The first and seemingly easiest way of introducing this movement to video is what is called a Slider. So, Brent & I went looking at sliders. Did you know that the good ones are bloody expensive, like in the thousand and thousands of dollars?! Not knowing a thing about them and finding renting not practical, I went looking for a cost effective slider that would be a good tool to learn with. I found the Revo 23″ Camera Track Slider and I’m impressed how well simple works.
As you see, the Slider is in a sense just a long camera rail. But in this case, there is a platform on it that can slide, really smoothly. On the Revo I mounted a RRS plate on the bottom so I could mount it to a tripod (it comes with short legs so it can go right on the ground). I then added a small RRS ballhead to the slider platform so I could attach the Nikon 1 V3 and change its orientation. In the top video, I simply pushed the V3 across the slider in front of the Corsair and you can see that effect.

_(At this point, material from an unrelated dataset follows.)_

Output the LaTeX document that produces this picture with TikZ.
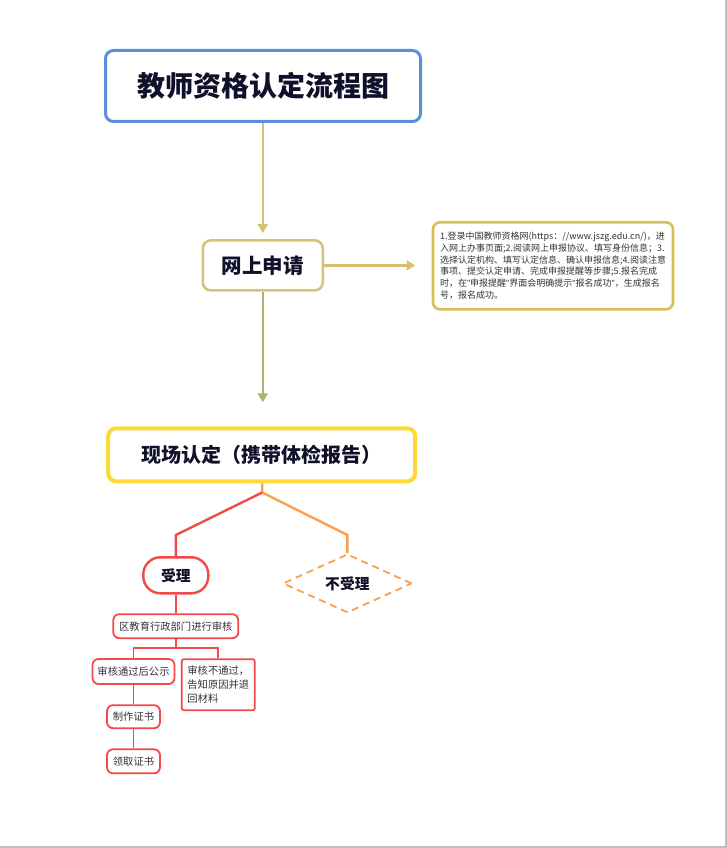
\documentclass[tikz,border=0pt]{standalone}
\usepackage{fontspec}
\setmainfont{Noto Sans CJK SC}
\newfontfamily\qfont{Liberation Sans}
\newcommand{\dq}{{\qfont\symbol{34}}}
\usetikzlibrary{arrows.meta,shapes.geometric}
\definecolor{tblue}{HTML}{5B8DD9}
\definecolor{khaki}{HTML}{D5C171}
\definecolor{khakib}{HTML}{D8C27A}
\definecolor{oliv}{HTML}{A8B86A}
\definecolor{yel}{HTML}{FFD938}
\definecolor{redl}{HTML}{F14A48}
\definecolor{orng}{HTML}{F9A04C}
\definecolor{notec}{HTML}{D9BE58}
\definecolor{ink}{HTML}{10102A}
\definecolor{txt}{HTML}{333333}
\tikzset{
  bigbox/.style={rounded corners=8pt, inner sep=0pt, text=ink, font=\bfseries},
  smallbox/.style={draw=redl, line width=1.8pt, rounded corners=6pt, inner sep=0pt, text=txt, font=\fontsize{10.3}{13.8}\selectfont},
  arr/.style={line width=2.4pt, -{Triangle[length=9pt,width=10pt]}},
  redline/.style={draw=redl, line width=2.4pt},
  thinred/.style={draw=redl, line width=1.8pt}
}
\begin{document}
\begin{tikzpicture}[x=1pt,y=-1pt]
\useasboundingbox (0,0) rectangle (727,848);
\draw[black!25, line width=1.5pt] (726.2,0) -- (726.2,847.2) -- (0,847.2);

% title
\node[bigbox, draw=tblue, line width=3pt, minimum width=315pt, minimum height=71pt,
      font=\bfseries\fontsize{28}{32}\selectfont] (title) at (263,86) {教师资格认定流程图};

% online application
\node[bigbox, draw=khakib, line width=2.6pt, minimum width=120pt, minimum height=50pt,
      font=\bfseries\fontsize{20.5}{24}\selectfont] (wsq) at (262.8,265.4) {网上申请};

% note
\node[draw=notec, line width=2.6pt, rounded corners=7pt, minimum width=240pt, minimum height=87pt,
      inner sep=0pt, align=left, text=txt, font=\fontsize{9}{11.7}\selectfont] (note) at (553,265.8)
{1.登录中国教师资格网(https：//www.jszg.edu.cn/)，进\\
入网上办事页面;2.阅读网上申报协议、填写身份信息；3.\\
选择认定机构、填写认定信息、确认申报信息;4.阅读注意\\
事项、提交认定申请、完成申报提醒等步骤;5.报名完成\\
时，在\dq 申报提醒\dq 界面会明确提示\dq 报名成功\dq ，生成报名\\
号，报名成功。};

% on-site
\node[bigbox, draw=yel, line width=4pt, minimum width=307pt, minimum height=53pt,
      font=\bfseries\fontsize{20}{24}\selectfont] (xc) at (261.7,454.8) {现场认定（携带体检报告）};

% accept / reject
\node[draw=redl, line width=2.4pt, rounded corners=17pt, minimum width=65pt, minimum height=36pt,
      inner sep=0pt, text=ink, font=\bfseries\fontsize{14.8}{18}\selectfont] (sl) at (175.8,575.3) {受理};
\node[diamond, draw=orng, line width=1.8pt, dash pattern=on 7pt off 5pt, minimum width=129pt, minimum height=51pt,
      inner sep=0pt, text=ink, font=\bfseries\fontsize{14.8}{18}\selectfont] (bsl) at (347.4,583.4) {不受理};

% review chain
\node[smallbox, minimum width=125pt, minimum height=24pt] (jy) at (175.8,626.2) {区教育行政部门进行审核};
\node[smallbox, minimum width=82pt, minimum height=25pt] (tg) at (133.5,671.5) {审核通过后公示};
\node[smallbox, rounded corners=2pt, minimum width=73pt, minimum height=51pt, align=left] (btg) at (218.3,684.7)
{审核不通过，\\告知原因并退\\回材料};
\node[smallbox, minimum width=53pt, minimum height=23pt] (zz) at (133.5,716.7) {制作证书};
\node[smallbox, minimum width=53pt, minimum height=24pt] (lq) at (133.5,761.3) {领取证书};

% connectors
\coordinate (rtip) at (415.5,265.4);
\draw[arr, draw=khaki, fill=khaki, shorten >=6pt] (wsq.north |- title.south) -- (wsq.north);
\draw[arr, draw=khaki, fill=khaki] (wsq.east) -- (rtip);
\draw[arr, draw=oliv, fill=oliv, shorten >=24pt] (wsq.south) -- (wsq.south |- xc.north);

\coordinate (br) at (262.2,492.5);
\coordinate (rl) at (175.8,535);
\coordinate (ol) at (347.4,535);
\draw[draw=orng, line width=2.4pt] (br |- xc.south) -- (br) -- (ol) -- (bsl.north);
\draw[redline, line join=round] (br) -- (rl) -- (sl.north);

\draw[redline] (sl.south) -- (jy.north);
\coordinate (jb) at (175.8,648.3);
\draw[thinred] (jy.south) -- (jb);
\draw[thinred] (tg.north) |- (jb) -| (btg.north);
\draw[thinred] (tg.south) -- (zz.north);
\draw[thinred] (zz.south) -- (lq.north);
\end{tikzpicture}
\end{document}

The second video, while I slide the V3 across the slider, I rotated the whole assembly on the tripod using the panning motion of the tripod head. Now the UPS man had only delivered this rig an hour before I shot these so these are just the first tests. Tests to me only count when set up in the real world (yes, I know that’s a model), so I took time to find the location, the lighting and set the angle of view. So for my first tests, I was pleased. Pleased that the Revo did such a great job for only pennies. Bummed I have a long ways to go and now, have another tool to figure out how to get around in my luggage.